On Dec 23, 2009, at 2:37 PM, Mark Bennett wrote:
> Hello Simon and Robert,
> Robert, yes, I do have a private corpus and truth table. At this point I can't share it, though I'll ask my client at some point.
> I did find some code in JiRA, your patches, including the links here "for the record":
> Top languages for testing are English, Japanese, French and German.
> I'm exicited to have others to talk to! I have some general comments / questions:
> 1: Although the qrels data format was originally binary yes/no, apparently there were more flexible dialects used in later years, that allowed for some weighting.
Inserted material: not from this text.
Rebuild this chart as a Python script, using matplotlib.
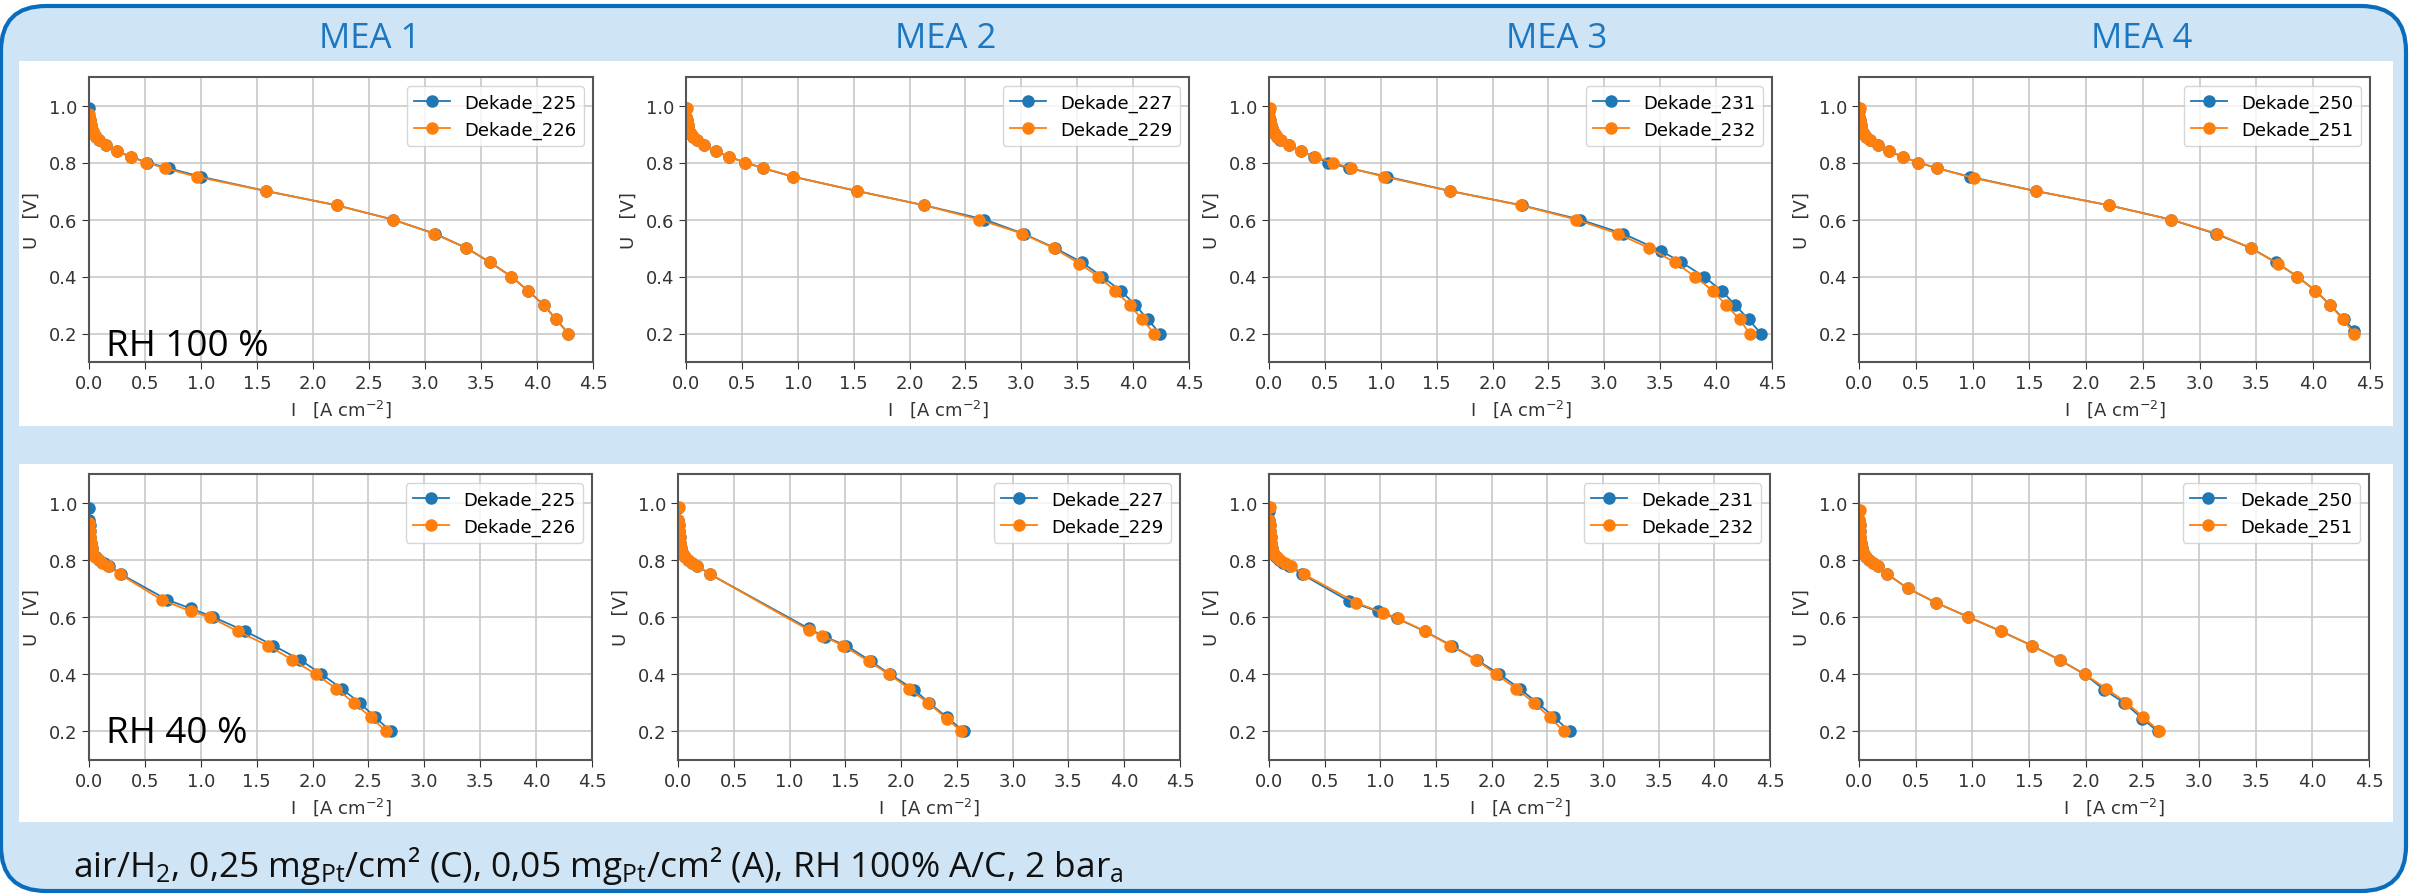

Was there a particular dialect that y'all were considering?
I think it would be nice to have both binary and something like: relevant, somewhat relevant, not relevant, embarrassing or a scale of 1-5 or 1-10 depending on how hard core you want to be.
> 2: CAN WE use the TREC qrels format(s)?
> I believe TREC has various restrictions on the use of test results, source content and evaluation code (annoying since TREC is supposed to foster research and NIST is paid for by US tax dollars, but that's another whole rant) But do we think the file format is "open" or "closed" ?
We should be able to use the format. I think the only thing closed about TREC is the need to pay a small sum for the collection, but that isn't NIST's fault.
> 3: I do favor an optional "analog" scale. Do you agree?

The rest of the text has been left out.